The effectiveness of any one coach’s motivational tactics must be judged on a sliding scale.
You don’t have to eat worms, punch a whiteboard or dog-cuss players about how this isn’t some bleeping game, “this is about our lives!”
Being subtle works, too. Just show ’em the video, as Kansas State’s Bruce Weber did leading up to Tuesday night’s rematch against Texas. The eye in the sky doesn’t lie.
“The first game we played ‘em, God, we go back and watch it and we were so disappointed,” Weber said. “We were so soft.”
The Longhorns won by 20 on Jan. 2 as Weber compared his team to that of a woebegone school crossing guard. “We just stood there like this, letting kids go by us,” he said. “We wanted to fight ’em, but maybe we were too over-anxious.”
Texas used the same plan of attack this time around, driving inside and getting a slew of mid-range jumpers and layups.
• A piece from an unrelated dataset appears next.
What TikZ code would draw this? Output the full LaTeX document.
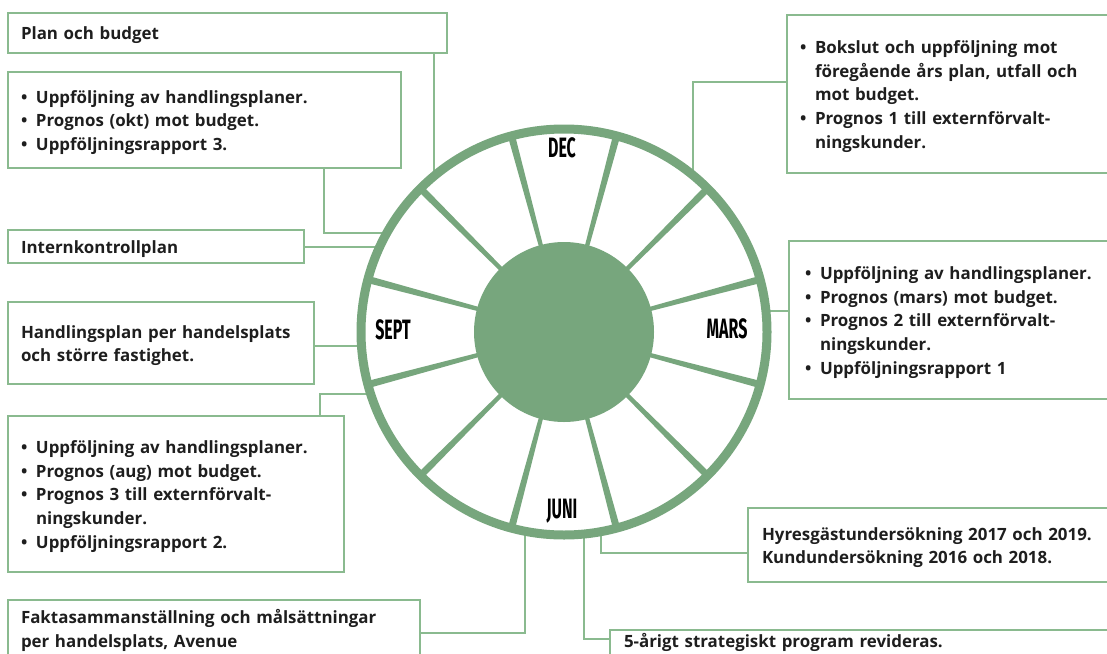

But in the second half, K-State used a zone defense and turned Texas into a jump-shooting team. Gulp!
The 18th-ranked Wildcats simply waited the Longhorns out and captured a 71-64 win at the Erwin Center. Not even the Minister of Culture, Matthew McConaughey, who was sitting on the bench again, could pull this one out. He’s now 1-1 in that bespoke burnt-orange suit as Texas (14-11, 6-6 Big 12) fell back to .500 in league play.
Kansas State (19-5, 9-2) merely tightened its first-place grip on the Big 12 standings.
UT’s five-point loss against Iowa State was decided by two or three plays. This one also was decided by the thinnest of margins. “They’ve got to be the best 14-11, 6-6 team in the country,” Weber said of Texas. “I think they can do damage in the NCAA Tournament.”
The Longhorns were 13-for-19 shooting two-point field goals in the first half — a staggering 68.4 percent success rate. The guards penetrated the lane, moved the ball with efficiency and played with brilliance. But K-State went to the zone in the second half, and UT coach Shaka Smart said, “It got our guys on our heels.”
In the final 12 minutes, 38 seconds, Texas made only three of its 11 shots. Two of those were dunks, and the third was a Jase Febres 3-pointer. Seven of the other eight shots were missed 3-pointers from a team that ranks ninth in the Big 12 in 3-point shooting.
“We had some good looks, especially for myself,” guard Kerwin Roach II said. “I didn’t hit a three today. I mean, we can knock down shots. We just didn’t knock ’em down today.”
Roach was frustrated after getting a team-high 17 points but going 5-for-13 overall and 0-for-5 from downtown. Courtney Ramey had 10 points but sat down the stretch as Smart opted for Jase Febres, thinking the sophomore would catch fire from long range like he did on Jan. 2.
TV cameras caught Ramey giving his own teammates the business a few times. Whether viewers saw selfishness or determined leadership is dependent on one’s personal viewpoint.
“No, I like when he does that. We need aggressiveness. I wasn’t mad at him at all,” Smart said. “It was really just more of a judgement call of can Jase get loose for a couple of shots.”
On balance, this was a rather entertaining affair. K-State was without pivotal reserve Cartier Diarra but mainly brought the same group that reached the Elite Eight last season. Texas was aiming for its third straight win.
The Wildcats asserted themselves after halftime with a 10-2 run sparked by Xavier Sneed’s 3-pointer. The Horns had some crazy moments. Ramey threw the ball away on an inbounds play when there was some miscommunication. Roach later had a bad pass that led to a run-out dunk.
Still, Texas had chances. Dylan Osetkowski got a shooter’s roll on a 3-pointer that gave UT a 47-45 lead. But K-State answered with another 9-0 spurt. Dean Wade’s 18-footer gave the visitors a 56-59 lead.
From that point on, Texas went away from dribble penetration, which was working, and tried to shoot over K-State’s zone, which didn’t.
“It’s crunch time of conference play,” guard Matt Coleman III said. “Coming off of two good games, one home and one on the road. We played well. We just didn’t do enough.”
Jaxson Hayes may be considered a sure-fire NBA lottery pick. But his limited offensive game was on full display for the scouts in attendance during his 32 minutes. Hayes had nine points via a tip-in, an easy jumper, a dunk and three free throws. No way was K-State going to let him roll to the basket for easy lobs.
“It wasn’t really frustrating,” Hayes said. “I just need to help my teammates make more plays.”
And that really describes where Texas is right now. These Horns make a lot of good plays. But they need just a little bit more. From everybody.
“It’s really a matter of one or two plays going different over the course of the game, but you have to make them go different,” Smart said.